Baker & Partners acted for beneficiaries in Jersey’s leading case on the rectification of trusts.
The Royal Court also has the power to vary a trust in certain circumstances where the court is satisfied that it will benefit the beneficiaries.
Disputes Concerning the Disclosure of Documents and Information to Beneficiaries
Beneficiaries are entitled to commence legal proceedings in order to safeguard their rights and hold their trustee to account.
A beneficiary is entitled to request certain information and documents from their trustee about the administration of the trust. The issue of information or documents beneficiaries are entitled to is an area where disputes often arise.
A beneficiary may want disclosure to find out if there are grounds to bring further legal proceedings against the trustee for breach of trust or to challenge a decision of the trustee. Sometimes disclosure is sought in the context of a matrimonial dispute.
The scope of what documents the trustee should and should not disclose to beneficiaries is subject to the overriding power of the Jersey Court. This discretion may result in wider or narrower disclosure depending upon the facts of the case.
Trustee Applications to Court for a ‘Blessing’ of a Momentous Decision
Getting Directions from the Jersey Court
Administering a modern trust structure can be very complex.
Where there is a dispute between “warring” beneficiaries or between the beneficiaries and the trustee about the way the trustee administers the trust, or the trustee would like the approval of the court to take a particularly important step, such as selling a major asset or litigating on behalf of the trust fund, the trustees and beneficiaries can seek guidance and a ruling on how to proceed from the Jersey Court.
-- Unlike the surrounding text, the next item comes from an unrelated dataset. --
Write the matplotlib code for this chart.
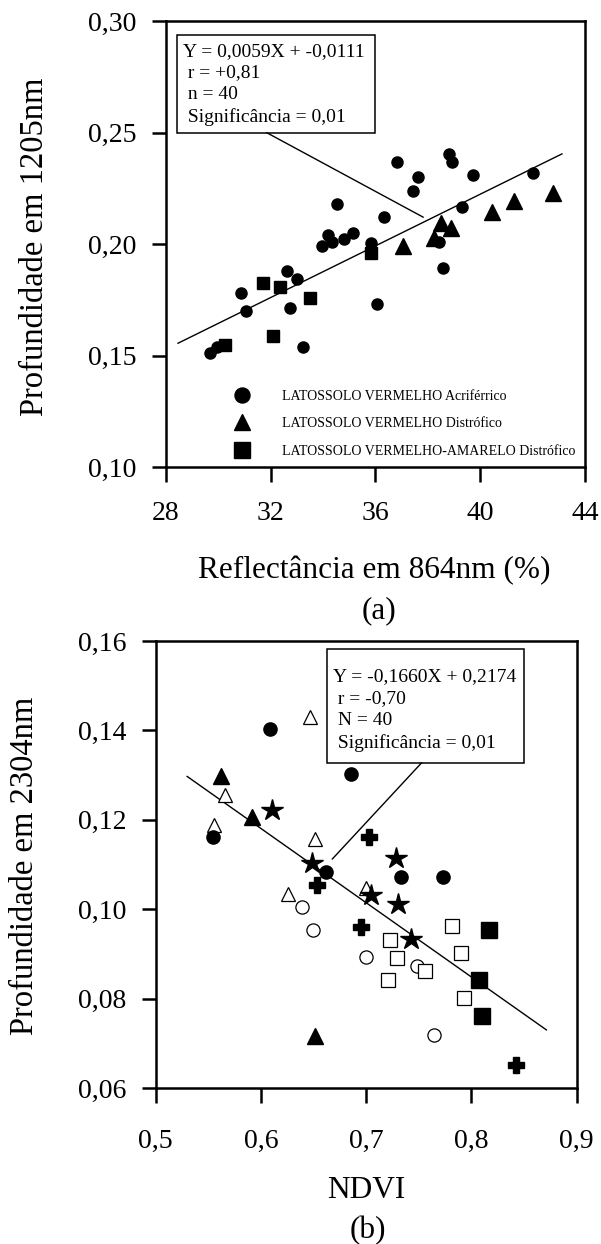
import matplotlib
matplotlib.use("Agg")
import matplotlib.pyplot as plt
from matplotlib.lines import Line2D
from matplotlib.patches import Rectangle
from matplotlib.ticker import FixedLocator, FixedFormatter

plt.rcParams['font.family'] = ['Liberation Serif', 'DejaVu Serif']

# ---------------- data: panel (a) ----------------
a_circ_x = [36.81, 38.82, 38.92, 37.64, 37.45, 39.72, 42.02, 34.54, 36.34, 39.31,
            34.19, 33.96, 34.34, 34.80, 35.15, 35.82, 38.41, 38.58, 32.62, 33.00,
            30.87, 31.06, 32.75, 36.05, 33.23, 29.69, 29.97]
a_circ_y = [0.2369, 0.2402, 0.2369, 0.2299, 0.2239, 0.2309, 0.2317, 0.2179, 0.2120, 0.2167,
            0.2040, 0.1991, 0.2010, 0.2021, 0.2051, 0.2003, 0.2010, 0.1891, 0.1880, 0.1843,
            0.1782, 0.1701, 0.1712, 0.1731, 0.1540, 0.1510, 0.1540]
a_tri_x = [37.04, 38.22, 38.50, 38.90, 40.46, 41.29, 42.76]
a_tri_y = [0.1991, 0.2025, 0.2093, 0.2070, 0.2145, 0.2194, 0.2227]
a_sq_x = [31.72, 32.37, 33.51, 32.08, 30.26, 35.85]
a_sq_y = [0.1826, 0.1806, 0.1756, 0.1587, 0.1547, 0.1958]
a_fit_x = [28.47, 43.12]
a_fit_y = [0.1555, 0.2404]
a_labels = ['LATOSSOLO VERMELHO Acriférrico',
            'LATOSSOLO VERMELHO Distrófico',
            'LATOSSOLO VERMELHO-AMARELO Distrófico']
a_stats = ['Y = 0,0059X + -0,0111', ' r = +0,81', ' n = 40', ' Significância = 0,01']
a_xticks = [28, 32, 36, 40, 44]
a_xticklabels = ['28', '32', '36', '40', '44']
a_yticks = [0.10, 0.15, 0.20, 0.25, 0.30]
a_yticklabels = ['0,10', '0,15', '0,20', '0,25', '0,30']

# ---------------- data: panel (b) ----------------
b_fcirc_x = [0.6088, 0.6851, 0.5541, 0.6619, 0.7335, 0.7726]
b_fcirc_y = [0.1404, 0.1303, 0.1162, 0.1084, 0.1073, 0.1073]
b_ftri_x = [0.5617, 0.5919, 0.6517]
b_ftri_y = [0.1297, 0.1207, 0.0717]
b_otri_x = [0.6469, 0.5658, 0.5553, 0.6517, 0.6253, 0.6994]
b_otri_y = [0.1429, 0.1256, 0.1189, 0.1157, 0.1035, 0.1047]
b_star_x = [0.6104, 0.6486, 0.7281, 0.7042, 0.7306, 0.7430]
b_star_y = [0.1222, 0.1103, 0.1114, 0.1031, 0.1011, 0.0934]
b_plus_x = [0.7026, 0.6533, 0.6947, 0.8426]
b_plus_y = [0.1161, 0.1054, 0.0960, 0.0652]
b_ocirc_x = [0.6390, 0.6492, 0.6994, 0.7478, 0.7646]
b_ocirc_y = [0.1004, 0.0953, 0.0893, 0.0873, 0.0718]
b_osq_x = [0.7226, 0.7297, 0.7207, 0.7557, 0.7815, 0.7901, 0.7926]
b_osq_y = [0.0932, 0.0891, 0.0842, 0.0861, 0.0962, 0.0902, 0.0802]
b_fsq_x = [0.8165, 0.8076, 0.8101]
b_fsq_y = [0.0953, 0.0842, 0.0762]
b_fit_x = [0.5299, 0.8712]
b_fit_y = [0.1297, 0.0730]
b_stats = ['Y = -0,1660X + 0,2174', ' r = -0,70', ' N = 40', ' Significância = 0,01']
b_xticks = [0.5, 0.6, 0.7, 0.8, 0.9]
b_xticklabels = ['0,5', '0,6', '0,7', '0,8', '0,9']
b_yticks = [0.06, 0.08, 0.10, 0.12, 0.14, 0.16]
b_yticklabels = ['0,06', '0,08', '0,10', '0,12', '0,14', '0,16']

# ---------------- layout ----------------
W, H = 601, 1244
fig = plt.figure(figsize=(W / 100, H / 100), dpi=100)


def ax_rect(l, r, t, b):
    return [l / W, 1 - b / H, (r - l) / W, (b - t) / H]


ax1 = fig.add_axes(ax_rect(165.7, 585, 21, 467))
ax2 = fig.add_axes(ax_rect(155.7, 576.7, 641, 1088))


def style_axes(ax, xt, xtl, yt, ytl, xlim, ylim, xpad):
    ax.set_xlim(*xlim)
    ax.set_ylim(*ylim)
    ax.xaxis.set_major_locator(FixedLocator(xt))
    ax.xaxis.set_major_formatter(FixedFormatter(xtl))
    ax.yaxis.set_major_locator(FixedLocator(yt))
    ax.yaxis.set_major_formatter(FixedFormatter(ytl))
    for s in ax.spines.values():
        s.set_linewidth(1.8)
    ax.tick_params(axis='x', direction='out', length=11, width=1.8, labelsize=20, pad=xpad)
    ax.tick_params(axis='y', direction='out', length=10, width=1.8, labelsize=20, pad=11)


style_axes(ax1, a_xticks, a_xticklabels, a_yticks, a_yticklabels, (28, 44), (0.10, 0.30), 13.5)
style_axes(ax2, b_xticks, b_xticklabels, b_yticks, b_yticklabels, (0.5, 0.9), (0.06, 0.16), 18.5)

# ---------------- panel (a) ----------------
ax1.plot(a_fit_x, a_fit_y, color='k', lw=1.0, zorder=2)
ax1.plot(a_circ_x, a_circ_y, 'o', color='k', ms=8, ls='none', zorder=3)
ax1.plot(a_tri_x, a_tri_y, '^', color='k', ms=11, ls='none', zorder=3)
ax1.plot(a_sq_x, a_sq_y, 's', color='k', ms=9, ls='none', zorder=3)

ax1.add_patch(Rectangle((0.0277, 0.7496), 0.4992 - 0.0277, 0.9686 - 0.7496,
                        transform=ax1.transAxes, fill=False, lw=1.1, ec='k', zorder=4))
a_base = [0.9215, 0.8751, 0.8251, 0.7742]
for line, yb in zip(a_stats, a_base):
    ax1.text(0.042, yb, line, transform=ax1.transAxes, fontsize=14, va='baseline', ha='left')
ax1.annotate('', xy=(37.83, 0.2120), xytext=(0.2409, 0.7496), textcoords='axes fraction',
             arrowprops=dict(arrowstyle='-', lw=1.0, color='k', shrinkA=0, shrinkB=0))

handles = [Line2D([], [], marker='o', color='k', ms=10.8, ls='none'),
           Line2D([], [], marker='^', color='k', ms=11.5, ls='none'),
           Line2D([], [], marker='s', color='k', ms=11.5, ls='none')]
ax1.legend(handles, a_labels, loc='upper left', bbox_to_anchor=(0.166, 0.1736),
           frameon=False, fontsize=10, handlelength=1.0, handletextpad=2.33,
           borderpad=0, borderaxespad=0, labelspacing=1.05)

ax1.set_xlabel('Reflectância em 864nm (%)', fontsize=22.5, va='baseline')
ax1.xaxis.set_label_coords(0.497, -0.2496)
ax1.set_ylabel('Profundidade em 1205nm', fontsize=23.5, va='baseline')
ax1.yaxis.set_label_coords(-0.292, 0.493)
fig.text(379 / W, 1 - 618 / H, '(a)', fontsize=22.5, ha='center', va='baseline')

# ---------------- panel (b) ----------------
ax2.plot(b_fit_x, b_fit_y, color='k', lw=1.0, zorder=2)
ax2.plot(b_otri_x, b_otri_y, '^', mfc='white', mec='k', mew=0.9, ms=9.5, ls='none', zorder=3)
ax2.plot(b_ocirc_x, b_ocirc_y, 'o', mfc='white', mec='k', mew=0.9, ms=9.5, ls='none', zorder=3)
ax2.plot(b_osq_x, b_osq_y, 's', mfc='white', mec='k', mew=0.9, ms=10, ls='none', zorder=3)
ax2.plot(b_fcirc_x, b_fcirc_y, 'o', color='k', ms=9.5, ls='none', zorder=4)
ax2.plot(b_ftri_x, b_ftri_y, '^', color='k', ms=11, ls='none', zorder=4)
ax2.plot(b_star_x, b_star_y, '*', color='k', ms=16, ls='none', zorder=4)
ax2.plot(b_plus_x, b_plus_y, 'P', color='k', ms=11, ls='none', zorder=4)
ax2.plot(b_fsq_x, b_fsq_y, 's', color='k', ms=11.5, ls='none', zorder=4)

ax2.add_patch(Rectangle((0.4062, 0.7277), 0.8748 - 0.4062, 0.9821 - 0.7277,
                        transform=ax2.transAxes, fill=False, lw=1.1, ec='k', zorder=5))
b_base = [0.9112, 0.8620, 0.8121, 0.7613]
for line, yb in zip(b_stats, b_base):
    ax2.text(0.4219, yb, line, transform=ax2.transAxes, fontsize=14, va='baseline', ha='left')
ax2.annotate('', xy=(0.6677, 0.1112), xytext=(0.6318, 0.7277), textcoords='axes fraction',
             arrowprops=dict(arrowstyle='-', lw=1.0, color='k', shrinkA=0, shrinkB=0))

ax2.set_xlabel('NDVI', fontsize=22.5, va='baseline')
ax2.xaxis.set_label_coords(0.5, -0.2468)
ax2.set_ylabel('Profundidade em 2304nm', fontsize=23.5, va='baseline')
ax2.yaxis.set_label_coords(-0.2907, 0.4966)
fig.text(367.5 / W, 1 - 1238 / H, '(b)', fontsize=22.5, ha='center', va='baseline')

fig.savefig('out.png', dpi=100)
Such an application may also be necessary where the trustee’s duties conflict with its other legal obligations such as under anti-money laundering regulations.
Disputes About Trustee Decisions
Trustees have two principal types of power to run the trust: administrative powers and dispositive powers.
Generally speaking, administrative powers are used to manage the trust assets while dispositive powers are used to make distributions to beneficiaries.
The scope of, and any restrictions upon, the way a trustee exercises its powers are governed by the terms of the trust and the general law. The exercise of trust powers are also subject to certain duties trustees owe to beneficiaries.
In some circumstances, it is possible for beneficiaries to challenge or revisit the exercise of a power by the trustee.
Hastings-Bass & Mistake Applications
Running a trust can be complex. Often trusts will form part of a complex structure and the way the trustee’s powers are exercised may often have tax implications in more than one country.
The Jersey Court has power to set aside the decisions of trustees and even the trust itself where relevant considerations have not been taken into account and/or irrelevant considerations have been taken into account and had this not been the case the trustee would have made a different decision.
The court’s power to set aside decisions is very valuable to a trustee, settlor and beneficiary. The power is often used to avoid adverse and unexpected tax consequences. The power of the Jersey Court is considerably wider than that which exists in English law.
Very often, it is possible to have such applications about the administration of a trust heard by the court in private.